- _WRITTEN PROBLEM_
Below is a listing; write it out exactly and drop any images from it.

- _DATA SEGMENT_
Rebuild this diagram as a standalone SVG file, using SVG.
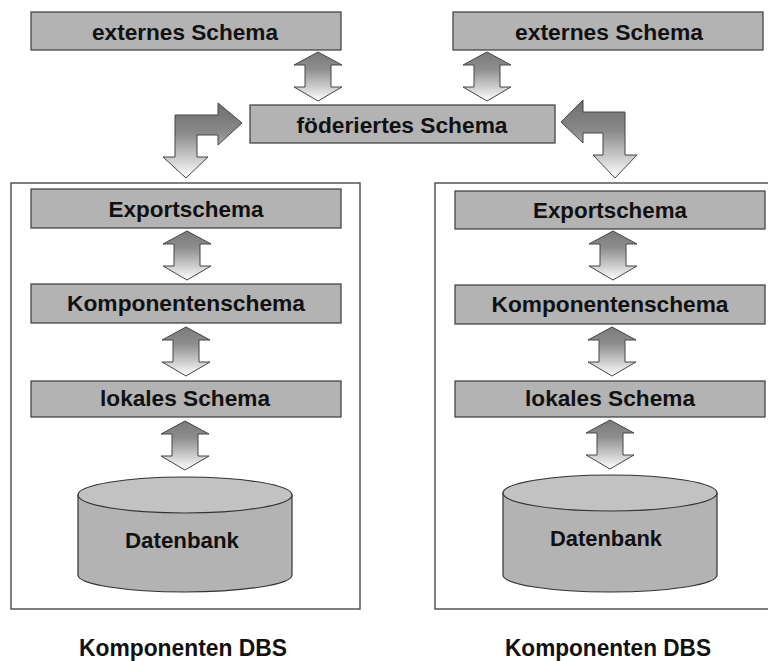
<svg xmlns="http://www.w3.org/2000/svg" width="768" height="661" viewBox="0 0 768 661">
  <defs>
    <linearGradient id="arrowFill" x1="0" y1="0" x2="0" y2="1">
      <stop offset="0" stop-color="#7a7a7a"/>
      <stop offset="0.35" stop-color="#8e8e8e"/>
      <stop offset="1" stop-color="#ffffff"/>
    </linearGradient>
    <linearGradient id="bendFill" x1="0" y1="0" x2="0" y2="1">
      <stop offset="0" stop-color="#6e6e6e"/>
      <stop offset="0.4" stop-color="#8a8a8a"/>
      <stop offset="1" stop-color="#ffffff"/>
    </linearGradient>
    <!-- double-headed vertical arrow, 48 high, tip at origin -->
    <path id="dbl" d="M0,0 L24,13 L13,13 L13,35 L24,35 L0,49 L-24,35 L-13,35 L-13,13 L-24,13 Z"/>
  </defs>
  <style>
    .box { fill: #b3b3b3; stroke: #3a3a3a; stroke-width: 1.2; }
    .frame { fill: #ffffff; stroke: #555555; stroke-width: 1.5; }
    .lbl { font-family: "Liberation Sans", Arial, sans-serif; font-weight: bold; font-size: 22px; fill: #111111; text-anchor: middle; }
    .cap { font-family: "Liberation Sans", Arial, sans-serif; font-weight: bold; font-size: 24px; fill: #111111; text-anchor: middle; }
    .arrow { fill: url(#arrowFill); stroke: #444444; stroke-width: 1; }
    .bend { fill: url(#bendFill); stroke: #444444; stroke-width: 1; }
    .cylBody { fill: #b3b3b3; stroke: #333333; stroke-width: 1.2; }
    .cylTop { fill: #c2c2c2; stroke: #333333; stroke-width: 1.2; }
  </style>

  <!-- component system frames -->
  <g id="dbs-left">
    <rect class="frame" x="11" y="183" width="349" height="426"/>
    <text class="cap" x="183" y="656" textLength="208" lengthAdjust="spacingAndGlyphs">Komponenten DBS</text>
  </g>
  <g id="dbs-right">
    <rect class="frame" x="435" y="183" width="360" height="426"/>
    <text class="cap" x="608" y="656" textLength="206" lengthAdjust="spacingAndGlyphs">Komponenten DBS</text>
  </g>

  <!-- schema nodes -->
  <g id="ext-left">
    <rect class="box" x="31" y="12" width="310" height="38"/>
    <text class="lbl" x="185" y="40" textLength="186" lengthAdjust="spacingAndGlyphs">externes Schema</text>
  </g>
  <g id="ext-right">
    <rect class="box" x="453" y="12" width="310" height="38"/>
    <text class="lbl" x="609" y="40" textLength="188" lengthAdjust="spacingAndGlyphs">externes Schema</text>
  </g>
  <g id="federated">
    <rect class="box" x="250" y="105" width="305" height="38"/>
    <text class="lbl" x="402" y="133" textLength="211" lengthAdjust="spacingAndGlyphs">föderiertes Schema</text>
  </g>

  <g id="export-left">
    <rect class="box" x="31" y="189" width="310" height="39"/>
    <text class="lbl" x="186" y="217" textLength="155" lengthAdjust="spacingAndGlyphs">Exportschema</text>
  </g>
  <g id="component-left">
    <rect class="box" x="31" y="284" width="310" height="39"/>
    <text class="lbl" x="186" y="311" textLength="238" lengthAdjust="spacingAndGlyphs">Komponentenschema</text>
  </g>
  <g id="local-left">
    <rect class="box" x="31" y="381" width="310" height="36"/>
    <text class="lbl" x="185" y="406" textLength="170" lengthAdjust="spacingAndGlyphs">lokales Schema</text>
  </g>
  <g id="db-left">
    <path class="cylBody" d="M78,495 L78,575 A107,17 0 0 0 292,575 L292,495 Z"/>
    <ellipse class="cylTop" cx="185" cy="495" rx="107" ry="18"/>
    <text class="lbl" x="182" y="548" textLength="114" lengthAdjust="spacingAndGlyphs">Datenbank</text>
  </g>

  <g id="export-right">
    <rect class="box" x="455" y="191" width="310" height="38"/>
    <text class="lbl" x="610" y="218" textLength="154" lengthAdjust="spacingAndGlyphs">Exportschema</text>
  </g>
  <g id="component-right">
    <rect class="box" x="455" y="285" width="310" height="39"/>
    <text class="lbl" x="610" y="312" textLength="237" lengthAdjust="spacingAndGlyphs">Komponentenschema</text>
  </g>
  <g id="local-right">
    <rect class="box" x="455" y="381" width="310" height="36"/>
    <text class="lbl" x="610" y="406" textLength="170" lengthAdjust="spacingAndGlyphs">lokales Schema</text>
  </g>
  <g id="db-right">
    <path class="cylBody" d="M503,493 L503,575 A107,17 0 0 0 717,575 L717,493 Z"/>
    <ellipse class="cylTop" cx="610" cy="493" rx="107" ry="18"/>
    <text class="lbl" x="606" y="546" textLength="112" lengthAdjust="spacingAndGlyphs">Datenbank</text>
  </g>

  <!-- connectors -->
  <g id="connectors">
    <use href="#dbl" class="arrow" x="318" y="52"/>
    <use href="#dbl" class="arrow" x="487" y="52"/>
    <use href="#dbl" class="arrow" x="187" y="231"/>
    <use href="#dbl" class="arrow" x="186" y="327"/>
    <use href="#dbl" class="arrow" x="185" y="421"/>
    <use href="#dbl" class="arrow" x="613" y="231"/>
    <use href="#dbl" class="arrow" x="612" y="327"/>
    <use href="#dbl" class="arrow" x="610" y="420"/>
    <path class="bend" d="M175,115 L218,115 L218,103 L242,123 L218,145 L218,135 L197,135 L197,157 L208,157 L186,178 L163,157 L175,157 Z"/>
    <path class="bend" d="M561,122 L583,100 L583,112 L625,112 L625,155 L637,155 L615,178 L593,155 L603,155 L603,133 L583,133 L583,143 Z"/>
  </g>
</svg>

- _OUTPUT OF THE EXERCISE_
Rebuild this diagram as a standalone SVG file, using SVG.
<svg xmlns="http://www.w3.org/2000/svg" width="768" height="661" viewBox="0 0 768 661">
  <defs>
    <linearGradient id="arrowFill" x1="0" y1="0" x2="0" y2="1">
      <stop offset="0" stop-color="#7a7a7a"/>
      <stop offset="0.35" stop-color="#8e8e8e"/>
      <stop offset="1" stop-color="#ffffff"/>
    </linearGradient>
    <linearGradient id="bendFill" x1="0" y1="0" x2="0" y2="1">
      <stop offset="0" stop-color="#6e6e6e"/>
      <stop offset="0.4" stop-color="#8a8a8a"/>
      <stop offset="1" stop-color="#ffffff"/>
    </linearGradient>
    <!-- double-headed vertical arrow, 48 high, tip at origin -->
    <path id="dbl" d="M0,0 L24,13 L13,13 L13,35 L24,35 L0,49 L-24,35 L-13,35 L-13,13 L-24,13 Z"/>
  </defs>
  <style>
    .box { fill: #b3b3b3; stroke: #3a3a3a; stroke-width: 1.2; }
    .frame { fill: #ffffff; stroke: #555555; stroke-width: 1.5; }
    .lbl { font-family: "Liberation Sans", Arial, sans-serif; font-weight: bold; font-size: 22px; fill: #111111; text-anchor: middle; }
    .cap { font-family: "Liberation Sans", Arial, sans-serif; font-weight: bold; font-size: 24px; fill: #111111; text-anchor: middle; }
    .arrow { fill: url(#arrowFill); stroke: #444444; stroke-width: 1; }
    .bend { fill: url(#bendFill); stroke: #444444; stroke-width: 1; }
    .cylBody { fill: #b3b3b3; stroke: #333333; stroke-width: 1.2; }
    .cylTop { fill: #c2c2c2; stroke: #333333; stroke-width: 1.2; }
  </style>

  <!-- component system frames -->
  <g id="dbs-left">
    <rect class="frame" x="11" y="183" width="349" height="426"/>
    <text class="cap" x="183" y="656" textLength="208" lengthAdjust="spacingAndGlyphs">Komponenten DBS</text>
  </g>
  <g id="dbs-right">
    <rect class="frame" x="435" y="183" width="360" height="426"/>
    <text class="cap" x="608" y="656" textLength="206" lengthAdjust="spacingAndGlyphs">Komponenten DBS</text>
  </g>

  <!-- schema nodes -->
  <g id="ext-left">
    <rect class="box" x="31" y="12" width="310" height="38"/>
    <text class="lbl" x="185" y="40" textLength="186" lengthAdjust="spacingAndGlyphs">externes Schema</text>
  </g>
  <g id="ext-right">
    <rect class="box" x="453" y="12" width="310" height="38"/>
    <text class="lbl" x="609" y="40" textLength="188" lengthAdjust="spacingAndGlyphs">externes Schema</text>
  </g>
  <g id="federated">
    <rect class="box" x="250" y="105" width="305" height="38"/>
    <text class="lbl" x="402" y="133" textLength="211" lengthAdjust="spacingAndGlyphs">föderiertes Schema</text>
  </g>

  <g id="export-left">
    <rect class="box" x="31" y="189" width="310" height="39"/>
    <text class="lbl" x="186" y="217" textLength="155" lengthAdjust="spacingAndGlyphs">Exportschema</text>
  </g>
  <g id="component-left">
    <rect class="box" x="31" y="284" width="310" height="39"/>
    <text class="lbl" x="186" y="311" textLength="238" lengthAdjust="spacingAndGlyphs">Komponentenschema</text>
  </g>
  <g id="local-left">
    <rect class="box" x="31" y="381" width="310" height="36"/>
    <text class="lbl" x="185" y="406" textLength="170" lengthAdjust="spacingAndGlyphs">lokales Schema</text>
  </g>
  <g id="db-left">
    <path class="cylBody" d="M78,495 L78,575 A107,17 0 0 0 292,575 L292,495 Z"/>
    <ellipse class="cylTop" cx="185" cy="495" rx="107" ry="18"/>
    <text class="lbl" x="182" y="548" textLength="114" lengthAdjust="spacingAndGlyphs">Datenbank</text>
  </g>

  <g id="export-right">
    <rect class="box" x="455" y="191" width="310" height="38"/>
    <text class="lbl" x="610" y="218" textLength="154" lengthAdjust="spacingAndGlyphs">Exportschema</text>
  </g>
  <g id="component-right">
    <rect class="box" x="455" y="285" width="310" height="39"/>
    <text class="lbl" x="610" y="312" textLength="237" lengthAdjust="spacingAndGlyphs">Komponentenschema</text>
  </g>
  <g id="local-right">
    <rect class="box" x="455" y="381" width="310" height="36"/>
    <text class="lbl" x="610" y="406" textLength="170" lengthAdjust="spacingAndGlyphs">lokales Schema</text>
  </g>
  <g id="db-right">
    <path class="cylBody" d="M503,493 L503,575 A107,17 0 0 0 717,575 L717,493 Z"/>
    <ellipse class="cylTop" cx="610" cy="493" rx="107" ry="18"/>
    <text class="lbl" x="606" y="546" textLength="112" lengthAdjust="spacingAndGlyphs">Datenbank</text>
  </g>

  <!-- connectors -->
  <g id="connectors">
    <use href="#dbl" class="arrow" x="318" y="52"/>
    <use href="#dbl" class="arrow" x="487" y="52"/>
    <use href="#dbl" class="arrow" x="187" y="231"/>
    <use href="#dbl" class="arrow" x="186" y="327"/>
    <use href="#dbl" class="arrow" x="185" y="421"/>
    <use href="#dbl" class="arrow" x="613" y="231"/>
    <use href="#dbl" class="arrow" x="612" y="327"/>
    <use href="#dbl" class="arrow" x="610" y="420"/>
    <path class="bend" d="M175,115 L218,115 L218,103 L242,123 L218,145 L218,135 L197,135 L197,157 L208,157 L186,178 L163,157 L175,157 Z"/>
    <path class="bend" d="M561,122 L583,100 L583,112 L625,112 L625,155 L637,155 L615,178 L593,155 L603,155 L603,133 L583,133 L583,143 Z"/>
  </g>
</svg>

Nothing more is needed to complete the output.